On John Oliver's Last Week Tonight, he showed how they were robocalling the FCC commissioners. As an offhanded comment he said their tech person literally got it running in less than 15 minutes. I took that as a challenge, and based on a comment from Kirsten, my goal was to get audio of our Audreycat growling when she answered the phone.

I was confident because I knew I had an account ready to go at Twilio. They have developer-friendly APIs and I had previous experience of managing over 10k phone numbers on their platform, though I hadn't done it recently.

So, I bought a phone number from an area code she'd recognize and cobbled together the code from their sample:

from twilio.rest import Client
k = "+15035551212"
phone="+13095551212"
acct_sid="xx"
acct_tok="yy"

client = Client(acct_sid,acct_tok)
call = client.calls.create(
                        url='https://tedder.me/twilio/hi3.xml',
                        to=k,
                        from_=phone
                    )

print(call.sid)

And here's the XML, which tells Twilio what to do after the phone is picked up, which I put on S3:

<?xml version="1.0" encoding="UTF-8"?>
<Response>
    <Say voice="alice">hi kirsten</Say>
    <Play>https://tedder.me/twilio/audrey.mp3</Play>
</Response>

Sure enough, I had her phone ringing 12 minutes later. She picked up, and a robot voice told her there was an error. What?!

So, I did it in 12 minutes, but it took another 13 minutes to figure out what was wrong. Twilio's error console said it was returning a 403 error, which didn't make sense, as I could access the content just fine.

With some further digging I found that the XML URL is hit with POST, so I knew the problem- the content was being served from S3, which only expects a GET. So I had to dig further to find all of the parameters to the Twilio code. It was actually really hard to find good documentation for the python library, as everything pointed to the basics of using the library. Finally I found the entrypoint to the documentation, and after a lot of work I got to the calls.create documentation.
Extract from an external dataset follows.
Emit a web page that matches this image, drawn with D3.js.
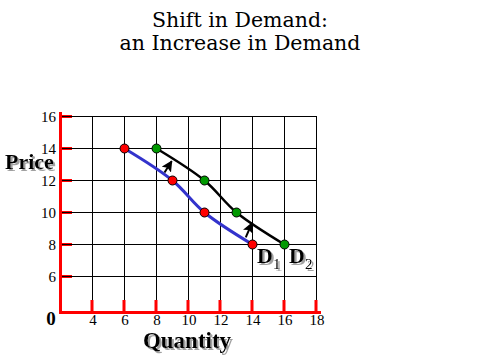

It was difficult to find but the answer was easy- I needed to add a parameter called method:

call = client.calls.create(
                        method='GET',
                        url='https://tedder.me/twilio/hi3.xml',
                        to=k,
                        from_=phone
                    )

After doing that it was easy. I can't say it was done in 15 minutes like John Oliver's tech dude, but I still suspect his wasn't fully working after 15 minutes either.